Crash dump, or core dump is the typical way to save memory image on system crash for future offline debugging and analysis. However, for typical server machines with likely abundant memory, the time of core dump can significantly increase the mean time to repair (MTTR) by delaying the reboot-based recovery, while not dumping the failure context for analysis would risk recurring crashes on the same problems. In this paper, we propose several optimization techniques for core dump in virtualized environments, in order to shorten the MTTR of consolidated virtual machines during crashes.
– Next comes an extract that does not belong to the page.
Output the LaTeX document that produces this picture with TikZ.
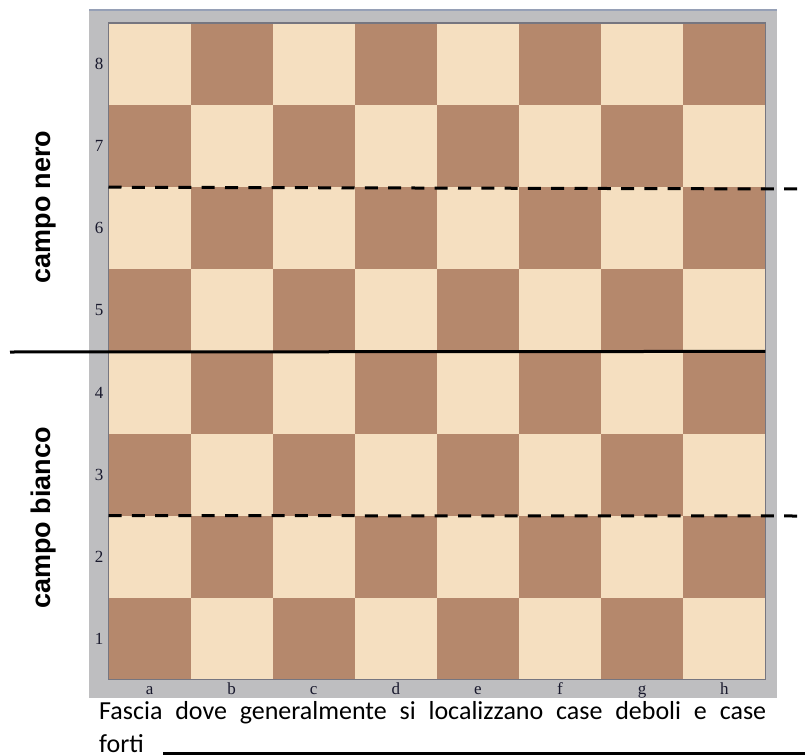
\documentclass[tikz,border=0pt]{standalone}
\usepackage{fontspec}
\setmainfont{Carlito}
\newfontfamily\boardfont{Liberation Serif}
\newfontfamily\sidefont{Liberation Sans}
\usetikzlibrary{positioning}
\definecolor{lightsq}{RGB}{245,223,192}
\definecolor{darksq}{RGB}{181,136,108}
\definecolor{framegray}{RGB}{190,190,192}
\definecolor{frametop}{RGB}{150,160,182}
\definecolor{boardedge}{RGB}{118,118,128}
\definecolor{coordcol}{RGB}{25,25,45}
\tikzset{
  square/.style={rectangle, minimum size=82.1pt, inner sep=0pt, outer sep=0pt, anchor=north west},
  coordlabel/.style={font=\boardfont\fontsize{17}{17}\selectfont, text=coordcol, inner sep=0pt},
  campo/.style={font=\sidefont\bfseries\fontsize{27}{27}\selectfont, rotate=90, anchor=base, inner sep=0pt},
  caption/.style={font=\fontsize{26}{26}\selectfont, anchor=base west, inner sep=0pt, text height=17pt, text depth=0pt},
  split/.style={line width=3pt, black},
  band/.style={line width=3pt, black, dash pattern=on 13pt off 10.3pt}
}
\begin{document}
\begin{tikzpicture}[x=1pt, y=-1pt]
\useasboundingbox (0,0) rectangle (807,755);
\fill[framegray] (89,9) rectangle (777,698);
\draw[frametop, line width=2pt] (89,10) -- (777,10);
\foreach \f in {1,...,8}
  \foreach \r in {1,...,8} {
    \ifodd\numexpr\f+\r\relax \def\sqcol{lightsq}\else\def\sqcol{darksq}\fi
    \node[square, fill=\sqcol] (sq-\f-\r) at ({108.5+(\f-1)*82.1},{23+(8-\r)*82.1}) {};
  }
\draw[boardedge, line width=1.2pt] (sq-1-8.north west) rectangle (sq-8-1.south east);
\foreach \r in {1,...,8}
  \node[coordlabel, left=5pt of sq-1-\r.west] (rank-\r) {\r};
\begin{scope}
\clip (89,9) rectangle (777,698);
\foreach \f/\l in {1/a,2/b,3/c,4/d,5/e,6/f,7/g,8/h}
  \node[coordlabel, anchor=base, text depth=0pt] (file-\f) at ([yshift=-15pt]sq-\f-1.south) {\l};
\end{scope}
\node[campo] (nero) at (50,207) {campo nero};
\node[campo] (bianco) at (50,518) {campo bianco};
\coordinate (splitL) at (10,352);
\coordinate (bandTop) at (800,189);
\coordinate (bandBot) at (800,516);
\draw[split] (splitL) -- (sq-8-5.south east);
\draw[band] (sq-1-7.south west) -- (bandTop);
\draw[band] (sq-1-3.south west) -- (bandBot);
\node[caption] (fascia) at (99,719) {\makebox[667pt][s]{Fascia dove generalmente si localizzano case deboli e case}};
\node[caption] (forti) at (99,752) {forti};
\coordinate (ruleL) at (163,753);
\coordinate (ruleR) at (805,753);
\draw[split] (ruleL) -- (ruleR);
\end{tikzpicture}
\end{document}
First, we parallelize the process of crash dump and the process of rebooting the crashed VM, by dynamically reclaiming and allocating memory between the crashed VM and the newly spawned VM. Second, we use the virtual machine management layer to introspect the critical data structures of the crashed VM to filter out the dump of unused memory. Finally, we implement disk I/O rate control between core dump and the newly spawned VM according to user-tuned rate control policy to balance the time of crash dump and quality of services in the recovery VM. We have implemented a working prototype, Vicover, that optimizes core dump on system crash of a virtual machine in Xen, to minimize the MTTR of core dump and recovery as a whole. In our experiment on a virtualized TPC-W server, Vicover shortens the downtime caused by crash dump by around 5X.